The ANC in Gauteng has rubbished the concept of white monopoly capital, which is often bandied about by some structures of the party as the number one enemy to radical economic transformation in South Africa.
The party held its own provincial policy conference over the weekend, where it discussed a range of issues including organisational renewal, social cohesion and reviewed whether or not its policies were still viable or even being implemented properly.
“Monopoly capital remains the enemy of the national democratic revolution. In this regard the conference has made it clear that there is no such thing as white monopoly capital in our vocabulary,” said Gauteng ANC chairperson Paul Mashatile during his closing address.
He said the party had agreed that it would continue to fight against white domination along with many other forms of domination in society.
Members of the ANC needed to be disciplined in the use of concepts and language to advance political arguments, added Mashatile.
Leaked emails linked to the Gupta family, who are President Jacob Zuma’s close associates, show that a UK based PR firm Bell Pottinger was responsible for coining and populating the phrase “white monopoly capital”.
It is believed this was part of an attempt to save the Guptas’ reputation by portraying them as victims of backlash from white monopoly capital.
The family is accused of having undue influence over Zuma and is said to have had a role in some of his key decisions, including the hiring and firing of members of his executive.

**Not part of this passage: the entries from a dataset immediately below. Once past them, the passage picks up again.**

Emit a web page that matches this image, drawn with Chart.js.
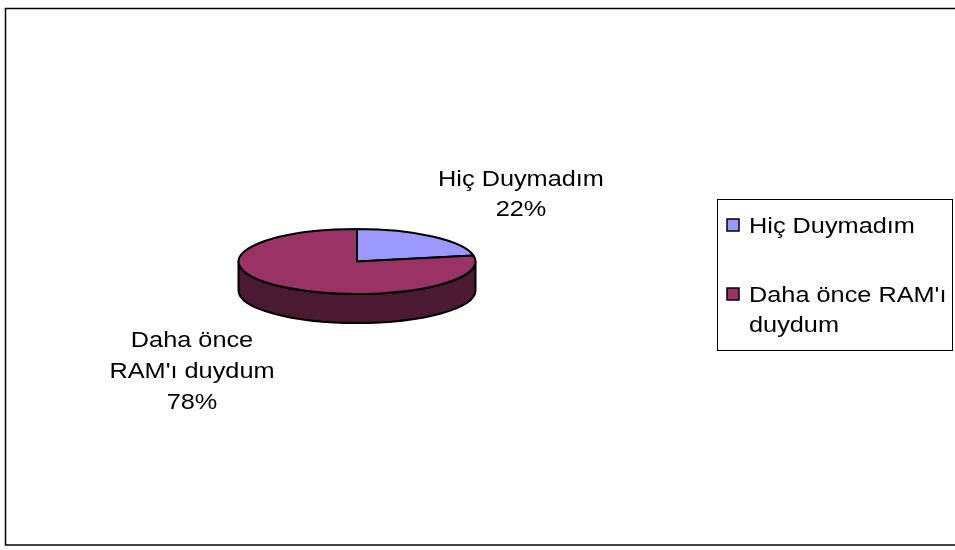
<!DOCTYPE html>
<html>
<head>
<meta charset="utf-8">
<script src="https://cdn.jsdelivr.net/npm/chart.js@4/dist/chart.umd.min.js"></script>
<style>
  html, body { margin: 0; padding: 0; background: #ffffff; }
  #wrap { width: 955px; height: 550px; }
</style>
</head>
<body>
<div id="wrap"><canvas id="c" width="955" height="550"></canvas></div>
<script>
const categories = ["Hiç Duymadım", "Daha önce RAM'ı duydum"];
const values = [22, 78];
const sliceColors = ['#9999FF', '#993366'];
const sideColors = ['#4D4D80', '#4A1A32'];
// text line breaks for data labels and legend entries
const labelLines = [["Hiç Duymadım"], ["Daha önce", "RAM'ı duydum"]];
const legendLines = [["Hiç Duymadım"], ["Daha önce RAM'ı", "duydum"]];

const total = values.reduce((a, b) => a + b, 0);
const pctText = values.map(v => Math.round(v / total * 100) + '%');

const FONT = '22px "Liberation Sans", Arial, sans-serif';
const XSTRETCH = 1.15;

function drawText(ctx, text, x, y, align) {
  ctx.save();
  ctx.translate(x, y);
  ctx.scale(XSTRETCH, 1);
  ctx.textAlign = align;
  ctx.textBaseline = 'alphabetic';
  ctx.fillStyle = '#000000';
  ctx.font = FONT;
  ctx.fillText(text, 0, 0);
  ctx.restore();
}

const pie3d = {
  id: 'pie3d',
  beforeDraw(chart) {
    const ctx = chart.ctx;
    ctx.save();
    ctx.fillStyle = '#ffffff';
    ctx.fillRect(0, 0, chart.width, chart.height);
    ctx.strokeStyle = '#000000';
    ctx.lineWidth = 1.5;
    ctx.strokeRect(5.5, 8.5, 970, 536.5);
    ctx.restore();
  },
  beforeDatasetsDraw(chart) {
    const ctx = chart.ctx;
    const meta = chart.getDatasetMeta(0);
    const ratio = 0.274;
    const depth = 29;
    ctx.save();
    ctx.lineWidth = 2;
    ctx.strokeStyle = '#000000';
    ctx.lineJoin = 'round';
    // side walls (front half only)
    meta.data.forEach((arc, i) => {
      const p = arc.getProps(['x', 'y', 'startAngle', 'endAngle', 'outerRadius'], true);
      const rx = p.outerRadius, ry = rx * ratio;
      const a = Math.max(p.startAngle, 0);
      const b = Math.min(p.endAngle, Math.PI);
      if (b > a) {
        ctx.beginPath();
        ctx.ellipse(p.x, p.y, rx, ry, 0, a, b, false);
        ctx.ellipse(p.x, p.y + depth, rx, ry, 0, b, a, true);
        ctx.closePath();
        ctx.fillStyle = sideColors[i];
        ctx.fill();
        ctx.stroke();
      }
    });
    // top faces
    meta.data.forEach((arc, i) => {
      const p = arc.getProps(['x', 'y', 'startAngle', 'endAngle', 'outerRadius'], true);
      const rx = p.outerRadius, ry = rx * ratio;
      ctx.beginPath();
      ctx.moveTo(p.x, p.y);
      ctx.ellipse(p.x, p.y, rx, ry, 0, p.startAngle, p.endAngle, false);
      ctx.closePath();
      ctx.fillStyle = sliceColors[i];
      ctx.fill();
      ctx.stroke();
    });
    ctx.restore();
    return false;
  },
  afterDraw(chart) {
    const ctx = chart.ctx;
    // data labels
    const lab0 = labelLines[0].concat([pctText[0]]);
    lab0.forEach((t, k) => drawText(ctx, t, 521, 186 + k * 30, 'center'));
    const lab1 = labelLines[1].concat([pctText[1]]);
    lab1.forEach((t, k) => drawText(ctx, t, 192, 347 + k * 31, 'center'));
    // legend
    ctx.save();
    ctx.strokeStyle = '#000000';
    ctx.lineWidth = 1;
    ctx.strokeRect(717.5, 199.5, 235, 151);
    ctx.restore();
    const entryBase = [233, 302];
    legendLines.forEach((lines, i) => {
      ctx.save();
      ctx.fillStyle = sliceColors[i];
      ctx.fillRect(727, entryBase[i] - 14, 12, 12);
      ctx.strokeStyle = '#000000';
      ctx.lineWidth = 1.5;
      ctx.strokeRect(727, entryBase[i] - 14, 12, 12);
      ctx.restore();
      lines.forEach((t, k) => drawText(ctx, t, 749, entryBase[i] + k * 30, 'left'));
    });
  }
};

new Chart(document.getElementById('c'), {
  type: 'pie',
  data: {
    labels: categories,
    datasets: [{
      data: values,
      backgroundColor: sliceColors,
      borderWidth: 0
    }]
  },
  options: {
    responsive: false,
    animation: false,
    rotation: 0,
    layout: { padding: { left: 238.5, right: 479.5, top: 143, bottom: 170 } },
    plugins: {
      legend: { display: false },
      tooltip: { enabled: false }
    }
  },
  plugins: [pie3d]
});
</script>
</body>
</html>
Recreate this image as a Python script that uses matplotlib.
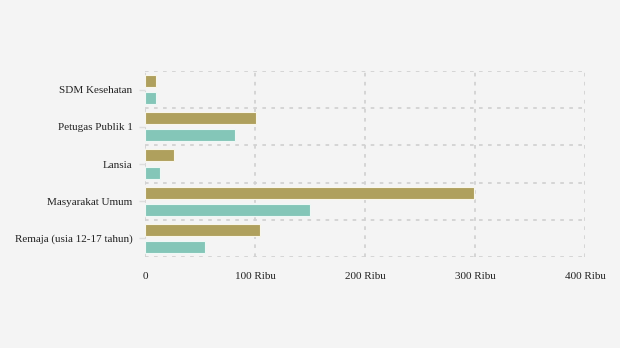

“The use of some of these concepts of terminology smacks of populism that will bring confusion within our ranks,” Mashatile said.
‘White capital is a distraction’
Gauteng ANC deputy chairperson David Makhura added that the ANC has always known its enemy.
“The introduction of a notion of white capital is a distraction, an attempt to frame the leadership contest around something that is a distraction,” said Makhura, who remarked on the impact of such slogans on the party’s race to its 54th national elective conference taking place in December.
Zuma and his national executive committee (NEC) are expected to step down and new leadership, including the president of the party, will be elected.
“It is also a distraction from issues of state capture which is in the substantive issues we agree on here; we need to tackle state capture head on as the ANC, because it is another significant way of undermining the course that we set,” said Makhura.
The party also discussed unity, which both Mashatile and Makhura said was not only paramount, but existed in Gauteng.
“The reason why there will be maximum unity in this province is because there is substantive and strategic unity on, what we call in the ANC, policy perspectives and theoretic perspectives,” said Makhura.